O português em Portugal é apenas mais um diluído na dezena de milhão. Ele é devoto lampião, buço à Zé Povinho (até os homens), mão esquerda Sagres, mão direita casca de tremoço, dentes da frente tremoço em si.
É engraçado como nos boicotamos cá dentro mas adoramos lá fora. Botamos um mindinho fora do país, e pode ser em Badajoz, a 1,5km da fronteira, e já somos uma raridade, um gambuzino, uma improbabilidade estatística. O português que encontra outro português a uma distância superior a 1,5km da fronteira, acotovela o português com quem está e sussura “olha ali um português”. Como se de um pelicano raro se tratasse. E o português visado, discretamente (ou não) faz o mesmo, tipo coreografia em espelho. E aí, já não há forma de evitar a famosa exclamação – e esta deixa eu adoro, quanto mais perto da fronteira melhor – “Ena, que coincidência!”.
Mesmo quando partimos do aeroporto da Portela, com o avião carregadinho de Joaquins e Manelas, basta passar a fronteira, aterrar em Madrid, andar 9 passos do avião para o transfer e de repente, qual ilusionismo de Luís de Matos, já começamos a achar extraordinário ouvir falar português e o fenómeno acontece, normalmente na seguinte sequência:
– ouvimos com atenção para ter a certeza de que é português de Portugal
– não falamos nem fazemos contacto visual, porque não queremos revelar a nossa nacionalidade de forma irreflectida; antes disso, há que analisar o indivíduo com minúcia, estar atento aos indicadores – as maneiras, a chanata, o bigode, verbalizações como “fosga-se” ou “amandastes-me um SMS”. No fundo, entender se aquela amostra que ali está é alguém que nos vai fazer sentir orgulho ou vexame, no que à partilha de nacionalidade diz respeito.
– findo o diagnóstico, das duas uma: 1. se o indivíduo é labrego, fingimos demência 2. se o indivíduo é aceitável, rejubilamos cá dentro, explodimos de alegria cúmplice. É aquele quentinho patriótico.
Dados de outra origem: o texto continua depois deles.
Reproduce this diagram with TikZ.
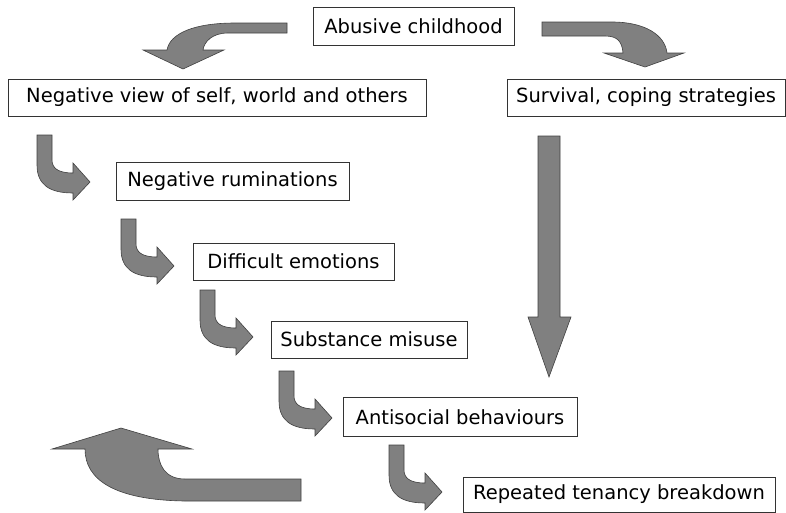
\documentclass[tikz,border=0pt]{standalone}
\usepackage{fontspec}
\setmainfont{DejaVu Sans}
\tikzset{
    box/.style={draw=black!80,line width=0.8pt,fill=white,inner sep=0pt,font=\fontsize{19.5}{23}\selectfont},
    blockarrow/.style={draw=black!75,line width=0.6pt,fill=black!50},
    hook/.pic={
        \path[blockarrow] (-53,-47) -- (-38,-47) -- (-38,-22) .. controls (-38,-14) and (-32,-9) .. (-17,-9)
            -- (-17,-19) -- (0,0) -- (-17,18) -- (-17,11) .. controls (-40,11) and (-53,3) .. (-53,-17) -- cycle;
    }
}
\begin{document}
\begin{tikzpicture}[x=1pt,y=-1pt]
    \useasboundingbox (0,0) rectangle (786,512);
    %draw boxes
    \node[box,minimum width=201,minimum height=38] (abuse) at (413.5,26) {Abusive childhood};
    \node[box,minimum width=418,minimum height=37] (negview) at (217,97.5) {Negative view of self, world and others};
    \node[box,minimum width=278,minimum height=37] (survive) at (646,97.5) {Survival, coping strategies};
    \node[box,minimum width=233,minimum height=38] (rumin) at (232.5,181) {Negative ruminations};
    \node[box,minimum width=201,minimum height=37] (emotion) at (293.5,261.5) {Difficult emotions};
    \node[box,minimum width=196,minimum height=37] (misuse) at (369,339.5) {Substance misuse};
    \node[box,minimum width=234,minimum height=39] (antisoc) at (460,417) {Antisocial behaviours};
    \node[box,minimum width=312,minimum height=35] (tenancy) at (619,494.5) {Repeated tenancy breakdown};
    %draw curved arrows from the top box
    \path[blockarrow] (287,23) -- (287,33) -- (228,33) .. controls (212,33) and (204,42) .. (203,50)
        -- (224,50) -- (183,69) -- (143,50) -- (167,50) .. controls (170,33) and (195,23) .. (235,23) -- cycle;
    \path[blockarrow] (542,22) -- (612,22) .. controls (645,22) and (665,35) .. (667,53)
        -- (684,53) -- (645,67) -- (604,53) -- (623,53) .. controls (622,42) and (618,36) .. (605,36) -- (542,36) -- cycle;
    %draw hooks down the chain
    \foreach \tx/\ty in {90/182,174/266,253/337,332/418,442/492}
        {%
            \pic at (\tx,\ty) {hook};
        }
    %draw long arrow and loop back
    \path[blockarrow] (538,136) -- (560,136) -- (560,317) -- (571,317) -- (549,377) -- (528,317) -- (538,317) -- cycle;
    \path[blockarrow] (301,479) -- (301,501) -- (185,501) .. controls (115,500) and (85,480) .. (85,449)
        -- (52,449) -- (121,428) -- (192,449) -- (158,449) .. controls (158,465) and (165,479) .. (185,479) -- cycle;
\end{tikzpicture}
\end{document}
– no fim, não nos dirigimos ao pelicano raro. Sussurramos, isso sim, ao português que nos acompanha: “Portugueses aqui, que coincidência!”. E seguimos com a nossa vida, radiantes, a cabeça a rebentar com clichés – “O mundo é pequeno!”, “O português está em todo o lado!”,” É uma praga!”, “Isto é mesmo um T0!” – um queixume ternurento, porque no fundo é realmente uma grande, grande coincidência.
Isto não acontece com mais nacionalidade nenhuma, garanto-vos. Tudo bem, nós temos o estigma dos 11 milhões, mas os liechtensteinianos são 30 000 e eu tenho a certeza de que não fazem esta cobóiada quando se encontram.
Tudo isto surge porque estou recém-chegada de “Marraqueixo-me” (fica para uma próxima dissertação) e o nosso guia levou-nos ao deserto, chamava-se Hassan, Mohammed ou Rahim, com 33,333% de certeza cada um. E de caminho passámos por um grupo de jovens, e eu jurei ouvir um “Puto, bora lá b*ralho!”
E das minhas entranhas saiu um gutural “Ena, que coincidência!”.
Fosga-se, é mesmo assim!!!
lembro-te só o episódio da gelataria dos gelados maravilhosos em barcelona. esse não contas tu.
vivi 8 meses em França, a nostalgia da patria assombrou me algumas vezes, sentia falta de tudo: o clima, o ambiente, as praias, o bairro alto… até que um dia precisei de ir à embaixada de Portugal, uma fila enorme, fui ultrapassado, gritaria, palavrões, gel de cabelo e muitos bébés… e com isso tudo concluo que devo mesmo amar o meu País, a saudade vingou.
É verdade. É a eterna história de se valorizar quando não se tem. Devíamos era gostar mais do nosso país cá dentro, mesmo com os palavrões e o gel. (tu usas gel, que eu sei.)
=) só quando vou ao lux, com a minha manga cava amarela e calças rotas… já agora acrescento outra: uma vez em londres estava a ouvir uma melodia de duas senhoras da limpeza a insultarem violentamente clientes que nao cumprimentavam e a patroa enquanto esperava elevador. Fiz um sorriso longo e disse-lhes boa noite minhas senhoras!
Eu gosto muito de cuscar as conversas dos falantes de língua portuguesa nos autocarros em Inglaterra! Ao fim do dia de trabalho, é quase como uma canção de embalar.
Eu também era pro nisso em Barcelona! eheh
se vivesse em Barcelona… era preciso muito para voltar!